When PR Bites Back

March 31, 2015   |   Dewey Branstetter

For anyone involved in a newsworthy dispute, refusing to acknowledge our media-saturated modern world can be a dangerous proposition. As Amy Rao Mohan has already explained in the pages of this blog, attorneys need to embrace crisis communications and have to weigh the costs of falling back on a comfortable “no comment.”

But to disagree with P.T. Barnum’s apocryphal quotation, not all publicity is good publicity. Amy has already touched on the danger of a court’s holding that communications with a PR firm hired in the face of litigation might not be privileged, and you don’t have to be a lawyer to recognize that handing your opponents an outline of your strategy could both be a disaster at trial and a media nightmare. So instead we’re going to focus on a slightly different potential pitfall: when pre-litigation PR ends up coming into a hearing. Here’s one anonymized example.

blog_Branstetters_PR BitesA local public utility that had been purchasing its product from a nearby city in the same county decided to build its own plant both to be ready to scale up for future growth and to minimize long-term costs for its customers. The city from which the utility had been purchasing was about to lose its biggest customer by far and, perhaps predictably, did not like this plan. So the city hired a PR firm to help it generate opposition to the utility’s plans. The city’s PR firm circulated a petition challenging the utility’s plans to build a plant that appeared to be a grassroots campaign by the utility’s customers, rather than a move by the city itself. At first this PR campaign went swimmingly: where previous petitions had failed, this petition—the PR firm’s petition supposedly circulated by citizens concerned about rate changes should a new plant be built—collected enough signatures to trigger agency review and a contested hearing.

Once this hearing was on the horizon, however, the utility’s attorneys began to seek information from the city, including information about the PR firm and its contract.
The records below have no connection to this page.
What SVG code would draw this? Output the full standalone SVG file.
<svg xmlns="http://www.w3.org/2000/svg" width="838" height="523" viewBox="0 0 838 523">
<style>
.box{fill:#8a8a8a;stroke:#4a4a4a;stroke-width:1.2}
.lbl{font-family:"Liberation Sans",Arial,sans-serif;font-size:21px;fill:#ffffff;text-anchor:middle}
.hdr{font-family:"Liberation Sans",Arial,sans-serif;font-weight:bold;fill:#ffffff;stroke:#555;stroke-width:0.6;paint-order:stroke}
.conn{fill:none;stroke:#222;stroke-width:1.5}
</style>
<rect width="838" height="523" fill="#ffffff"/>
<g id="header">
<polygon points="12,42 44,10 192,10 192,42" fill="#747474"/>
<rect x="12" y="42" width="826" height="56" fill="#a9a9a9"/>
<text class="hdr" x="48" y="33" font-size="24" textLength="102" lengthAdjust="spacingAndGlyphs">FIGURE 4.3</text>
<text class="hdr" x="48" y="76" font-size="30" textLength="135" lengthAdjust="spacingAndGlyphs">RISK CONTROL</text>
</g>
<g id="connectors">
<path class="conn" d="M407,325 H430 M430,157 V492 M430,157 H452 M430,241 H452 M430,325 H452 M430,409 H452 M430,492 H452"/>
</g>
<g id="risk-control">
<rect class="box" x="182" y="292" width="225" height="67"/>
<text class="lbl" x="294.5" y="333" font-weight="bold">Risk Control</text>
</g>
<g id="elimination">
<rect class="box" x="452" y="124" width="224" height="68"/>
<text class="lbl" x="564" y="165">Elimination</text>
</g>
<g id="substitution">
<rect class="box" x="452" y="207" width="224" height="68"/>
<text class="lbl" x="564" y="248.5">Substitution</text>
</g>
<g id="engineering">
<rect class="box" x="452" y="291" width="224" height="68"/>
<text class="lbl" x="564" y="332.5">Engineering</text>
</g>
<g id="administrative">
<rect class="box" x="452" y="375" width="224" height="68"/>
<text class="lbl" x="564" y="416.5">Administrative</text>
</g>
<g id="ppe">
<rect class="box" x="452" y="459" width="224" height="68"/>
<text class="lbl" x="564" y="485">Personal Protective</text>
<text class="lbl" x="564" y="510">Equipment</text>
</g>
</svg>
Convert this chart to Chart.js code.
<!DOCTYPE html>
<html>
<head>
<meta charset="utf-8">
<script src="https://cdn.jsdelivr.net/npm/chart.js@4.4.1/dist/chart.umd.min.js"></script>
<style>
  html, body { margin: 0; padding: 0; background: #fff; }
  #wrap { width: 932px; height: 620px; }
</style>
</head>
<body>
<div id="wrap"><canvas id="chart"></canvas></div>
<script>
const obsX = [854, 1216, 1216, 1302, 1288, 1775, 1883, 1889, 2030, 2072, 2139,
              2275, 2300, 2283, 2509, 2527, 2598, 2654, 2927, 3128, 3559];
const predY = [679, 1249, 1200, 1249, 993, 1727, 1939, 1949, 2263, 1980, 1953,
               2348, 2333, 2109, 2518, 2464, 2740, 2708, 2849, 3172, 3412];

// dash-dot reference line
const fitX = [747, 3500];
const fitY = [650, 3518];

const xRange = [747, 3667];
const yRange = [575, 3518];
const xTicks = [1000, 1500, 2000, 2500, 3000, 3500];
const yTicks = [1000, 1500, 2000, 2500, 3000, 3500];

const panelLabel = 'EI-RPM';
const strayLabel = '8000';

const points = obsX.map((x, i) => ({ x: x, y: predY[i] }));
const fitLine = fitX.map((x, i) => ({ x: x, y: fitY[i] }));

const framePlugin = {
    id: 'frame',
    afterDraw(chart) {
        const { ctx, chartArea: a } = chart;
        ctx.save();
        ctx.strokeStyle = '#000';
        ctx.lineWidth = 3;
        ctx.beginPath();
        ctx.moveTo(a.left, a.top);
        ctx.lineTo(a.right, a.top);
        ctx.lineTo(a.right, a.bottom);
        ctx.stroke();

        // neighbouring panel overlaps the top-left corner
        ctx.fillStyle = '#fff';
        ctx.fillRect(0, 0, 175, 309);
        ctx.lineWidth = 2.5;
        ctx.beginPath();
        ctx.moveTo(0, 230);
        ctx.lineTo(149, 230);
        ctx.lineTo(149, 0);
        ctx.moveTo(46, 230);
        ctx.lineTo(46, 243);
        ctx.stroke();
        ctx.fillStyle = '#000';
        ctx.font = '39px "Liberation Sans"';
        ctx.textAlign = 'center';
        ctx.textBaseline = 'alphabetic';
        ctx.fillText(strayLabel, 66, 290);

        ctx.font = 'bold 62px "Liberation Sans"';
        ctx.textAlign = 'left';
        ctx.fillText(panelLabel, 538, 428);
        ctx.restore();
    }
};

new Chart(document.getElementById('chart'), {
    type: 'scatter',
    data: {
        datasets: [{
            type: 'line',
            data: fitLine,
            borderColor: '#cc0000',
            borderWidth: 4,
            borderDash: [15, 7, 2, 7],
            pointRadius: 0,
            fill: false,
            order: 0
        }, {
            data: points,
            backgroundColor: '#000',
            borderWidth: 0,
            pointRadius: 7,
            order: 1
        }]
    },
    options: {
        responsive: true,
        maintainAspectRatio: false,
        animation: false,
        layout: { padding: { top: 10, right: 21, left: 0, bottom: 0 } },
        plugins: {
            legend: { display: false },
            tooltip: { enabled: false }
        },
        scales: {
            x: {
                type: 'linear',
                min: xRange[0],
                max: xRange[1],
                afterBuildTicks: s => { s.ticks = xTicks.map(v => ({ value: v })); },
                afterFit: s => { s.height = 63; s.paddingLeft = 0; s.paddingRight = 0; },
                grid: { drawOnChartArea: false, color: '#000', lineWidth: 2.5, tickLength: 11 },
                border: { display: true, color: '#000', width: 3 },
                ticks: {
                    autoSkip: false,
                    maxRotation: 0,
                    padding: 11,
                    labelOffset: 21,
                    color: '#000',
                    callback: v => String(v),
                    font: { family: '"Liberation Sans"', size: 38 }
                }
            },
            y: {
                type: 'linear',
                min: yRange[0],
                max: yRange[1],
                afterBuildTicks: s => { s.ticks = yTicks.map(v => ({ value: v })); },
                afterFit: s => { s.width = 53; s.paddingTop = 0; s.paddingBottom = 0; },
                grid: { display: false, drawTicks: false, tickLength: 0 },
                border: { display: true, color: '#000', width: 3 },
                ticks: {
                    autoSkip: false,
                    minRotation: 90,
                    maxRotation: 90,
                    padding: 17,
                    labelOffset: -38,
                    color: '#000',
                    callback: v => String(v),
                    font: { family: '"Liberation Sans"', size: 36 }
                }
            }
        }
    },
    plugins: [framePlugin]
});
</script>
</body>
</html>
There was little the PR firm or the city could do to stop this disclosure; the material was certainly relevant to the overall challenge, and, because the city/PR firm relationships did not involve communications for the purpose of legal advice, attorney-client privilege did not offer any shelter. The city and PR firm’s cat was out of the bag.

…because the city/PR firm relationships did not involve communications for the purpose of legal advice, attorney-client privilege did not offer any shelter. The city and PR firm’s cat was out of the bag.

In the end, the utility withstood the petition both during the agency review and on appeal to the chancery court for a number of reasons, and the city-PR firm relationship was likely not the deciding factor. Still, during the hearing, the reviewing agency noted quite harshly that the PR firm’s work had camouflaged the city’s desires as those of the utility’s customers. And on appeal, the court also made a point to describe how the entire case was driven not by citizens but by a the city and the PR firm it had hired.

So what are the lessons here? The first is that a good public relations campaign can really help your cause. In this example, the city used a strong PR campaign to shift from being passively unhappy about a change to momentarily putting the utility on its heels. But the second lesson is that PR campaigns can be too aggressive. Aside from potentially violating rules of professional conduct by doing too much too soon, having a PR campaign backfire can undo all the forward progress you made and perhaps even set you back a few more steps—as the city in our story experienced once it became clear that it had been disguising its actions as those of concerned citizens.

Just as not all legal matters need PR coverage, not all PR work needs to have a lawyer involved. But if a client opts to engage in PR efforts for an issue that might well end up in court (or, in the case of our city, was sure to end up in a hearing), getting legal advice early may be critical to make sure that any initial gains don’t end up coming back to bite you.